All the data must come back unchanged, except that pictures are left out.
- - - - - - -
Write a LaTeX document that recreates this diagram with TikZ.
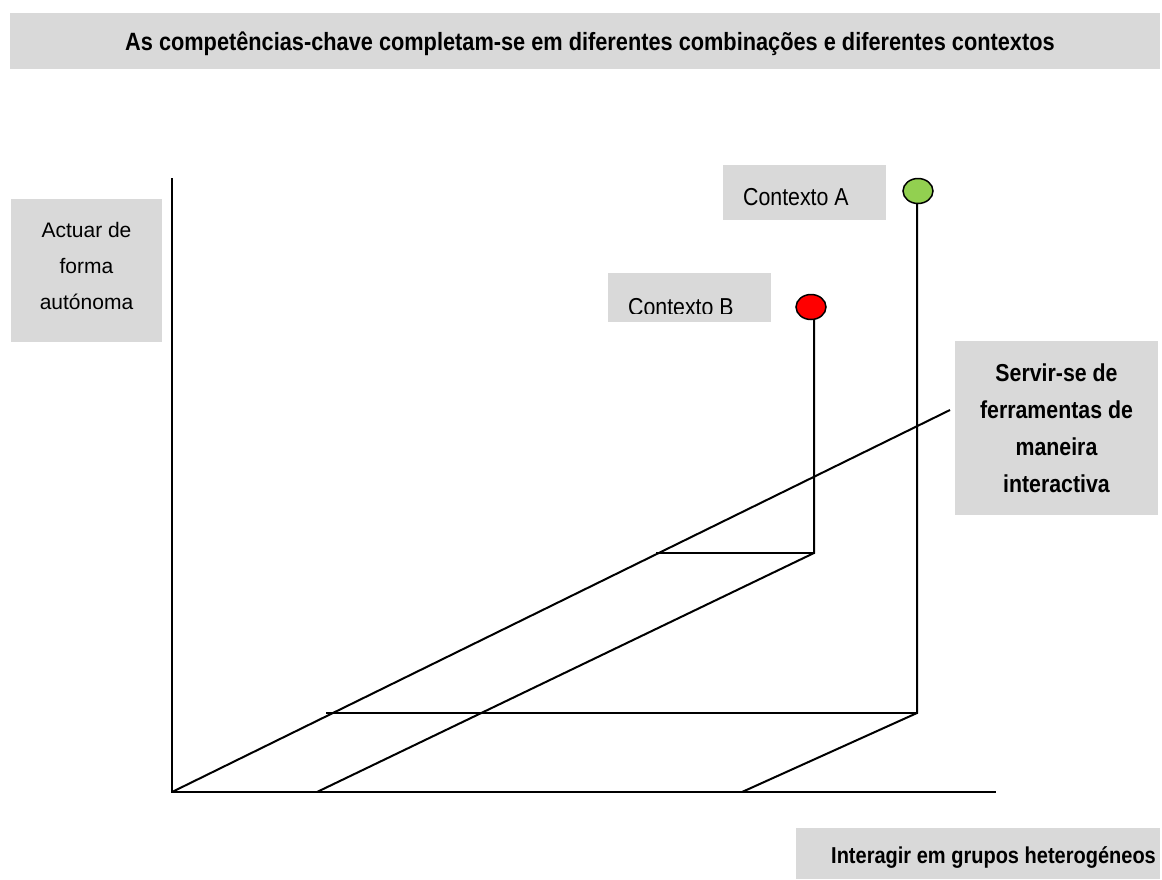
\documentclass[tikz,border=0pt]{standalone}
\usepackage{fontspec}
\usetikzlibrary{shapes.geometric}
\setmainfont{Liberation Sans}
\newfontfamily\narrowfont[FakeStretch=0.87]{Liberation Sans}
\definecolor{boxgray}{HTML}{D9D9D9}
\definecolor{dotgreen}{HTML}{92D050}

\begin{document}
\begin{tikzpicture}[x=1pt, y=-1pt,
	greybox/.style={
		fill=boxgray, rectangle, inner sep=0pt, align=center
	},
	lbl/.style={
		inner sep=0pt, font=\narrowfont\fontsize{24.5}{30}\selectfont
	},
	boldlbl/.style={
		inner sep=0pt, font=\narrowfont\bfseries\fontsize{24}{37}\selectfont
	},
	dot/.style={
		draw, line width=1.5pt, ellipse, inner sep=0pt,
		minimum width=30pt, minimum height=25pt
	},
	axis/.style={line width=2.4pt},
	edge/.style={line width=2pt},
	]
	\useasboundingbox (0,0) rectangle (1162,879);
	
	% grey label boxes
	\node[greybox, minimum width=1150pt, minimum height=56pt] (title) at (585,41) {};
	\node[boldlbl, anchor=base west, font=\narrowfont\bfseries\fontsize{25}{30}\selectfont] (titletxt) at (125,50)
		{As competências-chave completam-se em diferentes combinações e diferentes contextos};
	\node[greybox, minimum width=151pt, minimum height=143pt] (auto) at (86.5,270.5) {};
	\node[inner sep=0pt, align=center, font=\fontsize{21}{36}\selectfont] (autotxt) at (86.5,266)
		{Actuar de\\forma\\autónoma};
	\node[greybox, minimum width=203pt, minimum height=174pt,
		font=\narrowfont\bfseries\fontsize{24.5}{37}\selectfont] (tools) at (1056.5,428)
		{Servir-se de\\ferramentas de\\maneira\\interactiva};
	\node[greybox, minimum width=364pt, minimum height=51pt] (group) at (978,853.5) {};
	\node[boldlbl, anchor=base west, font=\narrowfont\bfseries\fontsize{23}{30}\selectfont] (grouptxt) at (831,863)
		{Interagir em grupos heterogéneos};
	\node[greybox, minimum width=163pt, minimum height=55pt] (boxA) at (804.5,192.5) {};
	\node[lbl, anchor=base west] (txtA) at (743,205) {Contexto A};
	\node[greybox, minimum width=163pt, minimum height=49pt] (boxB) at (689.5,297.5) {};
	\begin{scope}
		\clip (boxB.north west) rectangle (771,313);
		\node[lbl, anchor=base west] (txtB) at (628,315) {Contexto B};
	\end{scope}
	
	% axes and context paths
	\coordinate (O)    at (172,792);
	\coordinate (ytop) at (172,178);
	\coordinate (xend) at (996,792);
	\coordinate (zend) at (950,410);
	\coordinate (b0)   at (317,792);
	\coordinate (b1)   at (814,553);
	\coordinate (b2)   at (656,553);
	\coordinate (a0)   at (742,792);
	\coordinate (a1)   at (917,713);
	\coordinate (a2)   at (326,713);
	\coordinate (pA)   at (918,191);
	\coordinate (pB)   at (811,307);
	
	\draw[axis] (ytop) -- (O) -- (xend);
	\draw[edge] (O) -- (zend);
	\draw[edge] (b0) -- (b1) -- (b1 |- pB);
	\draw[edge] (b2) -- (b1);
	\draw[edge] (a0) -- (a1) -- (a1 |- pA);
	\draw[edge] (a2) -- (a1);
	
	\node[dot, fill=dotgreen] (dotA) at (pA) {};
	\node[dot, fill=red]      (dotB) at (pB) {};
	
\end{tikzpicture}
\end{document}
- - - - - - -
## Solution for this problem
Write a LaTeX document that recreates this diagram with TikZ.
\documentclass[tikz,border=0pt]{standalone}
\usepackage{fontspec}
\usetikzlibrary{shapes.geometric}
\setmainfont{Liberation Sans}
\newfontfamily\narrowfont[FakeStretch=0.87]{Liberation Sans}
\definecolor{boxgray}{HTML}{D9D9D9}
\definecolor{dotgreen}{HTML}{92D050}

\begin{document}
\begin{tikzpicture}[x=1pt, y=-1pt,
	greybox/.style={
		fill=boxgray, rectangle, inner sep=0pt, align=center
	},
	lbl/.style={
		inner sep=0pt, font=\narrowfont\fontsize{24.5}{30}\selectfont
	},
	boldlbl/.style={
		inner sep=0pt, font=\narrowfont\bfseries\fontsize{24}{37}\selectfont
	},
	dot/.style={
		draw, line width=1.5pt, ellipse, inner sep=0pt,
		minimum width=30pt, minimum height=25pt
	},
	axis/.style={line width=2.4pt},
	edge/.style={line width=2pt},
	]
	\useasboundingbox (0,0) rectangle (1162,879);
	
	% grey label boxes
	\node[greybox, minimum width=1150pt, minimum height=56pt] (title) at (585,41) {};
	\node[boldlbl, anchor=base west, font=\narrowfont\bfseries\fontsize{25}{30}\selectfont] (titletxt) at (125,50)
		{As competências-chave completam-se em diferentes combinações e diferentes contextos};
	\node[greybox, minimum width=151pt, minimum height=143pt] (auto) at (86.5,270.5) {};
	\node[inner sep=0pt, align=center, font=\fontsize{21}{36}\selectfont] (autotxt) at (86.5,266)
		{Actuar de\\forma\\autónoma};
	\node[greybox, minimum width=203pt, minimum height=174pt,
		font=\narrowfont\bfseries\fontsize{24.5}{37}\selectfont] (tools) at (1056.5,428)
		{Servir-se de\\ferramentas de\\maneira\\interactiva};
	\node[greybox, minimum width=364pt, minimum height=51pt] (group) at (978,853.5) {};
	\node[boldlbl, anchor=base west, font=\narrowfont\bfseries\fontsize{23}{30}\selectfont] (grouptxt) at (831,863)
		{Interagir em grupos heterogéneos};
	\node[greybox, minimum width=163pt, minimum height=55pt] (boxA) at (804.5,192.5) {};
	\node[lbl, anchor=base west] (txtA) at (743,205) {Contexto A};
	\node[greybox, minimum width=163pt, minimum height=49pt] (boxB) at (689.5,297.5) {};
	\begin{scope}
		\clip (boxB.north west) rectangle (771,313);
		\node[lbl, anchor=base west] (txtB) at (628,315) {Contexto B};
	\end{scope}
	
	% axes and context paths
	\coordinate (O)    at (172,792);
	\coordinate (ytop) at (172,178);
	\coordinate (xend) at (996,792);
	\coordinate (zend) at (950,410);
	\coordinate (b0)   at (317,792);
	\coordinate (b1)   at (814,553);
	\coordinate (b2)   at (656,553);
	\coordinate (a0)   at (742,792);
	\coordinate (a1)   at (917,713);
	\coordinate (a2)   at (326,713);
	\coordinate (pA)   at (918,191);
	\coordinate (pB)   at (811,307);
	
	\draw[axis] (ytop) -- (O) -- (xend);
	\draw[edge] (O) -- (zend);
	\draw[edge] (b0) -- (b1) -- (b1 |- pB);
	\draw[edge] (b2) -- (b1);
	\draw[edge] (a0) -- (a1) -- (a1 |- pA);
	\draw[edge] (a2) -- (a1);
	
	\node[dot, fill=dotgreen] (dotA) at (pA) {};
	\node[dot, fill=red]      (dotB) at (pB) {};
	
\end{tikzpicture}
\end{document}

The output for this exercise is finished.